Data records:
+-------+

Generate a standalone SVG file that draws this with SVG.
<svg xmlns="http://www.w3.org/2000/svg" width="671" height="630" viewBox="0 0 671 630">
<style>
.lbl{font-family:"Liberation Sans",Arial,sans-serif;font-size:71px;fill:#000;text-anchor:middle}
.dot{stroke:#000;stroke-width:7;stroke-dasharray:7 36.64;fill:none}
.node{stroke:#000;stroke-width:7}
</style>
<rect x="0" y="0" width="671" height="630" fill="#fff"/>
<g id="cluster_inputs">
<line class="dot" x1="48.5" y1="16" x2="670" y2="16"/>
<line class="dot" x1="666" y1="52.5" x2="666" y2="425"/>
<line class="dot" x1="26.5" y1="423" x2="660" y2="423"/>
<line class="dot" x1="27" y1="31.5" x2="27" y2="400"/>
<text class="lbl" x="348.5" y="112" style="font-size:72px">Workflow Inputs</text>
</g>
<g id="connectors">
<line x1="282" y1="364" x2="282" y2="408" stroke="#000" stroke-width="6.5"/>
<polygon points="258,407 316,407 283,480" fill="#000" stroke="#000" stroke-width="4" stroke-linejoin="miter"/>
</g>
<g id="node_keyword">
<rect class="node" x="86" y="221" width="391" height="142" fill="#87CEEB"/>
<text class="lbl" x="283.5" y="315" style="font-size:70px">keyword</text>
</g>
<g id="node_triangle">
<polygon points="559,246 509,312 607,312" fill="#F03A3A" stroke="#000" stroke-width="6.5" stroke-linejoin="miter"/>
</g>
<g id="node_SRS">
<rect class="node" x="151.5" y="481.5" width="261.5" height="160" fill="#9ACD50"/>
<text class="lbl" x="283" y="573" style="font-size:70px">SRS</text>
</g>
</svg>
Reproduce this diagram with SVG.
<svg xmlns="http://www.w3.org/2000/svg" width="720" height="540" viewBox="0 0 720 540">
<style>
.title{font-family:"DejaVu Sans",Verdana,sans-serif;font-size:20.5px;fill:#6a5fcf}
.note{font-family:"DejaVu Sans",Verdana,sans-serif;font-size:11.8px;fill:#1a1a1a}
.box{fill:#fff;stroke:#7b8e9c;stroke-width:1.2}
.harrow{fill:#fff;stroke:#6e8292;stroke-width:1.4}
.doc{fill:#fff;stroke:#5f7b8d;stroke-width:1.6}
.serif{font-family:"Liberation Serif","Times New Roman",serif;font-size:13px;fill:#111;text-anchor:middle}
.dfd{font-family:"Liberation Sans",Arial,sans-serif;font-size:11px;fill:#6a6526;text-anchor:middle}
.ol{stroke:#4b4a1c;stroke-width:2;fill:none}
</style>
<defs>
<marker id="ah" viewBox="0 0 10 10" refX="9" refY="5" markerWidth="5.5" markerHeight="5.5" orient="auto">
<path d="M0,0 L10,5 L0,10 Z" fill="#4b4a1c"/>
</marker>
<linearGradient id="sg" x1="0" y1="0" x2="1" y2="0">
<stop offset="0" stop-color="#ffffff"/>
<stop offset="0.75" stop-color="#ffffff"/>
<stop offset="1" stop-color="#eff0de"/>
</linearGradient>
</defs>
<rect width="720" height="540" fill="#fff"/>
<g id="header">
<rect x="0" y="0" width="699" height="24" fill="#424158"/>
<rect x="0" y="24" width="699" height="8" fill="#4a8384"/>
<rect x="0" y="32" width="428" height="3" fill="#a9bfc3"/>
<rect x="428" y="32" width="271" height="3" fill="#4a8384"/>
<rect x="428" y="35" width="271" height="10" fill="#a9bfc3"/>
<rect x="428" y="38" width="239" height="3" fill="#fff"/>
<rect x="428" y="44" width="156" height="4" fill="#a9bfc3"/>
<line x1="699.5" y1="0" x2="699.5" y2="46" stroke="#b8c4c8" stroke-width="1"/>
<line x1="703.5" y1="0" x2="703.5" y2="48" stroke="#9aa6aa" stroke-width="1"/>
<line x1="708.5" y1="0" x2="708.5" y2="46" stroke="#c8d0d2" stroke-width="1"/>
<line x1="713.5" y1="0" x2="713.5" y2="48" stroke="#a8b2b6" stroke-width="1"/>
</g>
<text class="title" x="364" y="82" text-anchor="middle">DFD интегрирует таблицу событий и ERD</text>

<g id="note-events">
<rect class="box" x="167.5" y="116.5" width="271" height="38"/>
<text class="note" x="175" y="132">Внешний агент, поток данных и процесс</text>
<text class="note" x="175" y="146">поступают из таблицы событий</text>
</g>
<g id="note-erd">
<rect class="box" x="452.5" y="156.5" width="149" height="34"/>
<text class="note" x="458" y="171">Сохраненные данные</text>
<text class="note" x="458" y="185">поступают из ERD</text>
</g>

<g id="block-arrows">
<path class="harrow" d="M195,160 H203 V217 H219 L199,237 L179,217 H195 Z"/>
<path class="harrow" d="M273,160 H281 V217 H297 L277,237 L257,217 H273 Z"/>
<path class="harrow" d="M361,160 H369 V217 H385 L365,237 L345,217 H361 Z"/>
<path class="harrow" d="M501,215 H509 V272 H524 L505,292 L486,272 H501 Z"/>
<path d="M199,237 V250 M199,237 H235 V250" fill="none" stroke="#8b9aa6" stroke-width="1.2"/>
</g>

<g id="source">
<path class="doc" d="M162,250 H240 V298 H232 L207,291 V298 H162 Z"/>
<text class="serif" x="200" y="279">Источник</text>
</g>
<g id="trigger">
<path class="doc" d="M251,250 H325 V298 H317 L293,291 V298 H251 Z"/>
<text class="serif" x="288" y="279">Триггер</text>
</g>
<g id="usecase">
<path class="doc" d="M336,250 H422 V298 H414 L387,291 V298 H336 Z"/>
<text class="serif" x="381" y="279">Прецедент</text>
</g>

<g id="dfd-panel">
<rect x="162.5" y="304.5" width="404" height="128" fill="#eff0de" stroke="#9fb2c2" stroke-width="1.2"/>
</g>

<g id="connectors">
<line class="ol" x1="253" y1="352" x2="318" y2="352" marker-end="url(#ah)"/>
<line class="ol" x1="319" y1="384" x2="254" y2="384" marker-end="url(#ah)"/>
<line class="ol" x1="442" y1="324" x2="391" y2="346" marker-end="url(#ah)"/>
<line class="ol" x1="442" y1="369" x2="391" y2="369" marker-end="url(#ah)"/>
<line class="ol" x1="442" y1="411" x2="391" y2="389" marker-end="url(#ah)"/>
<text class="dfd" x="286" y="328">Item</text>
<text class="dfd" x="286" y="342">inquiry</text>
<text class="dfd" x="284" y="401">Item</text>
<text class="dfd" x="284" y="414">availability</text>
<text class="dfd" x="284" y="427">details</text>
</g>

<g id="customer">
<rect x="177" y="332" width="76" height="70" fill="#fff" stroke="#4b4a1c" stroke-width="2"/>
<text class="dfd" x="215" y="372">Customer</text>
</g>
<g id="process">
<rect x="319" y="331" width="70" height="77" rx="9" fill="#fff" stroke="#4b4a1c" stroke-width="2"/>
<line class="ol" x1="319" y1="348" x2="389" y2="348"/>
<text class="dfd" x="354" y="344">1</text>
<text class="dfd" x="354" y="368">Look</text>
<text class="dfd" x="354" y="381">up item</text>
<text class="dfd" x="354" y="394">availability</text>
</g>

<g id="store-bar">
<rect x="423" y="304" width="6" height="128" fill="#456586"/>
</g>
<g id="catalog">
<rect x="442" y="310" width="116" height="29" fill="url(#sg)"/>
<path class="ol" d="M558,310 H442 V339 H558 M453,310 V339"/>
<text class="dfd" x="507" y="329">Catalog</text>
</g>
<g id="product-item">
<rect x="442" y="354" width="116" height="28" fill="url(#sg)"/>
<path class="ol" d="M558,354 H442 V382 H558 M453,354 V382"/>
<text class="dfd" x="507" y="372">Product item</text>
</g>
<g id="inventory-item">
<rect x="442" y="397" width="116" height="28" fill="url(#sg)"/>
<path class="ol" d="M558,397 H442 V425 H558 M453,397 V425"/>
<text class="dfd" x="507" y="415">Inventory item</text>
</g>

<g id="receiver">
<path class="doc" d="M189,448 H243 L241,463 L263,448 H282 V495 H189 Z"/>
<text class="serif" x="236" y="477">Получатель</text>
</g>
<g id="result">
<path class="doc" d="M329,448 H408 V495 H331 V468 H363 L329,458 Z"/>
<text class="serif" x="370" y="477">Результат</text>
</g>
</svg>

+-------+

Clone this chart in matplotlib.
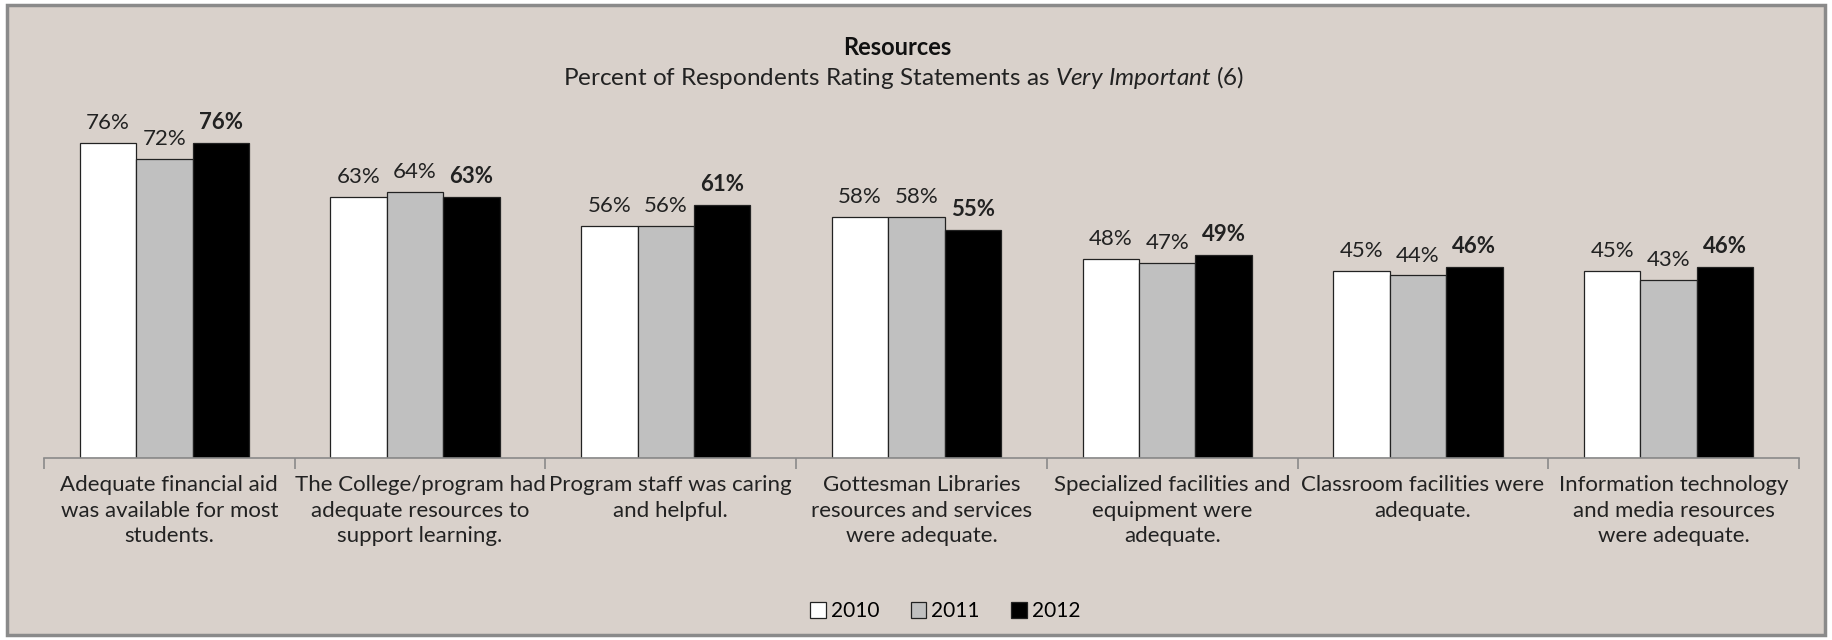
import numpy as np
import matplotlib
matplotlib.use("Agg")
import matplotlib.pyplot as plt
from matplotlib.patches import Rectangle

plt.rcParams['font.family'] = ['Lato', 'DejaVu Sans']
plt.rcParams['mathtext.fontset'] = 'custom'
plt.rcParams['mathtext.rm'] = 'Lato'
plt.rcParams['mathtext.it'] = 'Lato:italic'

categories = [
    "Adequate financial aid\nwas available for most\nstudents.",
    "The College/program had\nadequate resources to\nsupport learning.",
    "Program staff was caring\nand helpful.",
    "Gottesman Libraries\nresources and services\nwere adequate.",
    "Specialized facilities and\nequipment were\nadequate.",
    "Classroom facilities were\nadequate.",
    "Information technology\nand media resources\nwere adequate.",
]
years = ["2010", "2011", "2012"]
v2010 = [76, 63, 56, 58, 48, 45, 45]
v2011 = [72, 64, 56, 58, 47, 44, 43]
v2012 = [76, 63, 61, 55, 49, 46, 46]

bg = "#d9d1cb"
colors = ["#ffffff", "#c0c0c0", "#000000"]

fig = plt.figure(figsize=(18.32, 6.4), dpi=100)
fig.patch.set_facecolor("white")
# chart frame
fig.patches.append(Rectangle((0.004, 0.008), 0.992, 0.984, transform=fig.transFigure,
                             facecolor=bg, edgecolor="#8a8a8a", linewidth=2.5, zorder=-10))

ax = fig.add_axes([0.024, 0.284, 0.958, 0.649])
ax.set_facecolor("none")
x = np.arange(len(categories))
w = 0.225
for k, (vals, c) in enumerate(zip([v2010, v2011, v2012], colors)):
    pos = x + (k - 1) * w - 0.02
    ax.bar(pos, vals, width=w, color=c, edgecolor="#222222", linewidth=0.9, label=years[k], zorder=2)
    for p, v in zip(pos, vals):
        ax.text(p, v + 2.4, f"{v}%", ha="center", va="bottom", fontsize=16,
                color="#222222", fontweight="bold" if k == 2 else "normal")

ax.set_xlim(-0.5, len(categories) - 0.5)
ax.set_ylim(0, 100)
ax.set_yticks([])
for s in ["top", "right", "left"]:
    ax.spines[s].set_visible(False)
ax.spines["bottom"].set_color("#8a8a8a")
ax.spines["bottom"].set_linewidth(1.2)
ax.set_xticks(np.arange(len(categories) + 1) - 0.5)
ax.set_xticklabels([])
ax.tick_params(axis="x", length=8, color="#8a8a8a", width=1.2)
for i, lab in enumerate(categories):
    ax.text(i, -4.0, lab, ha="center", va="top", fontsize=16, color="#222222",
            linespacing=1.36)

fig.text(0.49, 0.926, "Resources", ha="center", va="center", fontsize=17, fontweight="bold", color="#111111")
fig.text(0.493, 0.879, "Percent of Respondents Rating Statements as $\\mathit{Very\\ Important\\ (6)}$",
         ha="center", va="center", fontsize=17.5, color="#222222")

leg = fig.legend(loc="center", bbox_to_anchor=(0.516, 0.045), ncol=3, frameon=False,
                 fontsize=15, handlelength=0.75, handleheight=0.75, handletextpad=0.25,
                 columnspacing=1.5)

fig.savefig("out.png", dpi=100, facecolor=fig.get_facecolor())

+-------+

Written task: Extract all lines from the data in which "this" is found.

Completed task:
Generate a standalone SVG file that draws this with SVG.
Reproduce this diagram with SVG.
Clone this chart in matplotlib.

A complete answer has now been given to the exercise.